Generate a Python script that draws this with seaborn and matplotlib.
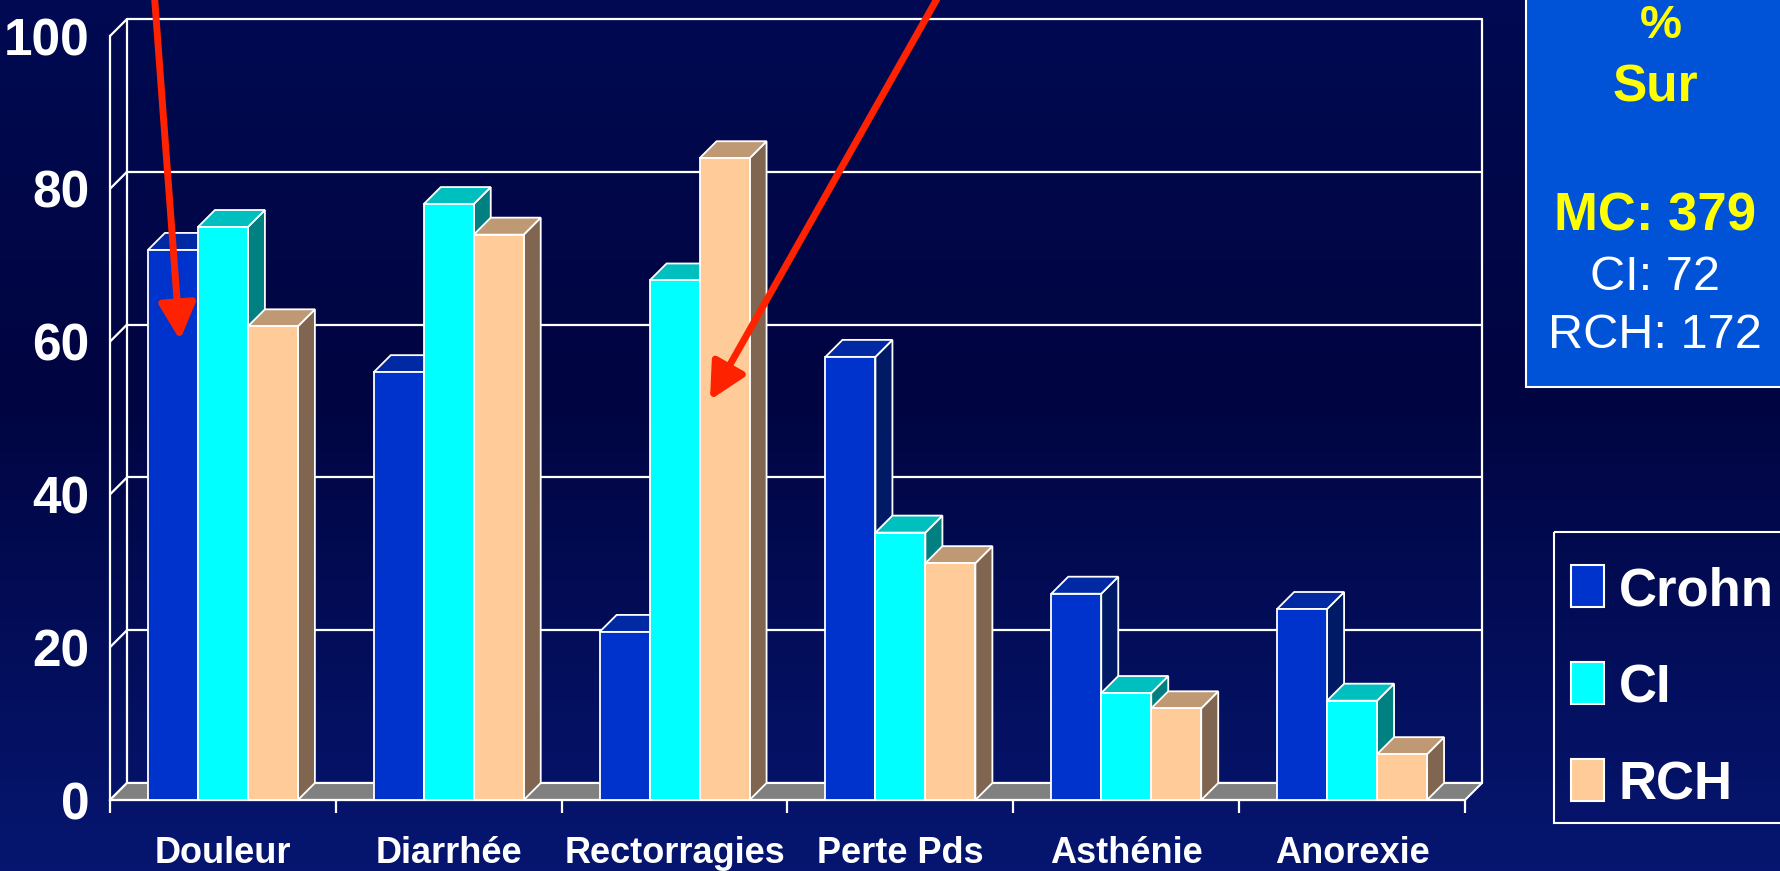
import numpy as np
import pandas as pd
import matplotlib
matplotlib.use("Agg")
import matplotlib.pyplot as plt
from matplotlib.patches import Polygon, Rectangle
import seaborn as sns

# ---- data -------------------------------------------------------------
categories = ["Douleur", "Diarrhée", "Rectorragies", "Perte Pds", "Asthénie", "Anorexie"]
groups = ["Crohn", "CI", "RCH"]
crohn = [72, 56, 22, 58, 27, 25]
ci = [75, 78, 68, 35, 14, 13]
rch = [62, 74, 84, 31, 12, 6]
y_ticks = [0, 20, 40, 60, 80, 100]
cohort_title = ["%", "Sur"]
cohort_main = "MC: 379"
cohort_other = ["CI: 72", "RCH: 172"]

# ---- style ------------------------------------------------------------
front_colors = ["#0033CC", "#00FFFF", "#FFCC99"]
top_colors = ["#0029A3", "#00BFBF", "#BF9973"]
side_colors = ["#001A66", "#008080", "#806650"]
FLOOR = "#808080"
YELLOW = "#FFFF00"
RED = "#FF2200"

sns.set_theme(style="white")
FAM = ["Liberation Sans", "DejaVu Sans"]
plt.rcParams["font.family"] = FAM

W, H = 1781, 871
fig = plt.figure(figsize=(W / 100, H / 100), dpi=100)

# background gradient
bg = fig.add_axes([0, 0, 1, 1], zorder=0)
t = np.linspace(0, 1, 400)
stops_t = [0.0, 0.45, 1.0]
stops_c = np.array([[0, 10, 82], [0, 4, 64], [6, 22, 112]]) / 255.0
grad = np.stack([np.interp(t, stops_t, stops_c[:, k]) for k in range(3)], axis=1)
grad = np.repeat(grad[:, None, :], 4, axis=1)
bg.imshow(grad, aspect="auto", extent=[0, 1, 0, 1])
bg.axis("off")

# main plot area (front plane of the 3-D box)
left, right, top, bottom = 110, 1465, 36, 800
ax = fig.add_axes([left / W, 1 - bottom / H, (right - left) / W, (bottom - top) / H], zorder=1)
ax.patch.set_alpha(0)

df = pd.DataFrame(
    [(c, g, v) for g, vals in zip(groups, [crohn, ci, rch]) for c, v in zip(categories, vals)],
    columns=["Symptôme", "Groupe", "Pourcentage"],
)
sns.barplot(
    data=df, x="Symptôme", y="Pourcentage", hue="Groupe",
    order=categories, hue_order=groups, palette=front_colors,
    saturation=1, width=0.664, edgecolor="white", linewidth=1.3,
    errorbar=None, legend=False, ax=ax,
)

ax.set_xlim(-0.5, len(categories) - 0.5)
ax.set_ylim(0, 100)

# depth of the 3-D effect, in data units (17 px both ways)
px_x = (right - left) / len(categories)
px_y = (bottom - top) / 100
DX, DY = 17 / px_x, 17 / px_y
x_lo, x_hi = -0.5, len(categories) - 0.5

# floor
ax.add_patch(Polygon([(x_lo, 0), (x_hi, 0), (x_hi + DX, DY), (x_lo + DX, DY)],
                     closed=True, facecolor=FLOOR, edgecolor="white", lw=1.5,
                     zorder=1.5, clip_on=False))
# back wall grid and frame, side wall diagonals
for v in y_ticks:
    ax.plot([x_lo + DX, x_hi + DX], [v + DY, v + DY], color="white", lw=1.6, zorder=1, clip_on=False)
    ax.plot([x_lo, x_lo + DX], [v, v + DY], color="white", lw=1.6, zorder=1, clip_on=False)
ax.plot([x_lo + DX, x_lo + DX], [DY, 100 + DY], color="white", lw=1.6, zorder=1, clip_on=False)
ax.plot([x_hi + DX, x_hi + DX], [DY, 100 + DY], color="white", lw=1.6, zorder=1, clip_on=False)

# 3-D faces of each column
for i, cont in enumerate(ax.containers):
    base = 3 + 3 * i
    for bar in cont:
        x0 = bar.get_x()
        x1 = x0 + bar.get_width()
        h = bar.get_height()
        side = Polygon([(x1, 0), (x1 + DX, DY), (x1 + DX, h + DY), (x1, h)], closed=True,
                       facecolor=side_colors[i], edgecolor="white", lw=1.3, zorder=base, clip_on=False)
        topf = Polygon([(x0, h), (x1, h), (x1 + DX, h + DY), (x0 + DX, h + DY)], closed=True,
                       facecolor=top_colors[i], edgecolor="white", lw=1.3, zorder=base + 1, clip_on=False)
        ax.add_patch(side)
        ax.add_patch(topf)
        bar.set_zorder(base + 2)
        bar.set_clip_on(False)

# axes
for s in ["top", "right"]:
    ax.spines[s].set_visible(False)
for s in ["left", "bottom"]:
    ax.spines[s].set_color("white")
    ax.spines[s].set_linewidth(1.6)
    ax.spines[s].set_zorder(2)
ax.set_xlabel("")
ax.set_ylabel("")
ax.grid(False)

ax.set_yticks(y_ticks)
ax.set_yticklabels([str(v) for v in y_ticks])
ax.tick_params(axis="y", colors="white", length=6, width=1.6, pad=9, labelsize=37)
for lbl in ax.get_yticklabels():
    lbl.set_fontweight("bold")

ax.set_xticks(range(len(categories)))
ax.set_xticklabels(categories)
ax.set_xticks(np.arange(x_lo, x_hi + 0.01, 1), minor=True)
ax.tick_params(axis="x", which="major", length=0, pad=26, labelsize=26, colors="white")
ax.tick_params(axis="x", which="minor", length=9, width=1.6, color="white", bottom=True)
for lbl in ax.get_xticklabels():
    lbl.set_fontweight("bold")

# overlay in pixel coordinates: info box, legend, arrows
ov = fig.add_axes([0, 0, 1, 1], zorder=3)
ov.set_xlim(0, W)
ov.set_ylim(H, 0)
ov.axis("off")
ov.patch.set_alpha(0)

ov.add_patch(Rectangle((1526, -20), 300, 407, facecolor="#0052D6", edgecolor="white", lw=1.5))
cx = 1655
ov.text(cx + 6, 38, cohort_title[0], color=YELLOW, fontsize=34, fontweight="bold",
        ha="center", va="baseline")
ov.text(cx, 102, cohort_title[1], color=YELLOW, fontsize=37, fontweight="bold",
        ha="center", va="baseline")
ov.text(cx, 230, cohort_main, color=YELLOW, fontsize=38, fontweight="bold",
        ha="center", va="baseline")
for txt, yb in zip(cohort_other, [290, 348]):
    ov.text(cx, yb, txt, color="white", fontsize=35, ha="center", va="baseline")

ov.add_patch(Rectangle((1554, 532), 300, 291, facecolor="none", edgecolor="white", lw=1.5))
for k, (g, col) in enumerate(zip(groups, front_colors)):
    yc = 586 + 97 * k
    ov.add_patch(Rectangle((1571, yc - 21), 33, 42, facecolor=col, edgecolor="white", lw=1.5))
    ov.text(1619, yc, g, color="white", fontsize=38, fontweight="bold",
            ha="left", va="center_baseline")

arrow_kw = dict(arrowstyle="-|>,head_length=0.55,head_width=0.28", color=RED, lw=5,
                mutation_scale=40, shrinkA=0, shrinkB=0)
ov.annotate("", xy=(180, 340), xytext=(154, -10), arrowprops=arrow_kw, annotation_clip=False)
ov.annotate("", xy=(710, 400), xytext=(942, -10), arrowprops=arrow_kw, annotation_clip=False)

fig.savefig("out.png", dpi=100)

Work to complete:
Return only the lines running from the top of the data to the line that holds "import seaborn as sns". Include both of those lines, but skip the pictures.

Final answer:
Generate a Python script that draws this with seaborn and matplotlib.
import numpy as np
import pandas as pd
import matplotlib
matplotlib.use("Agg")
import matplotlib.pyplot as plt
from matplotlib.patches import Polygon, Rectangle
import seaborn as sns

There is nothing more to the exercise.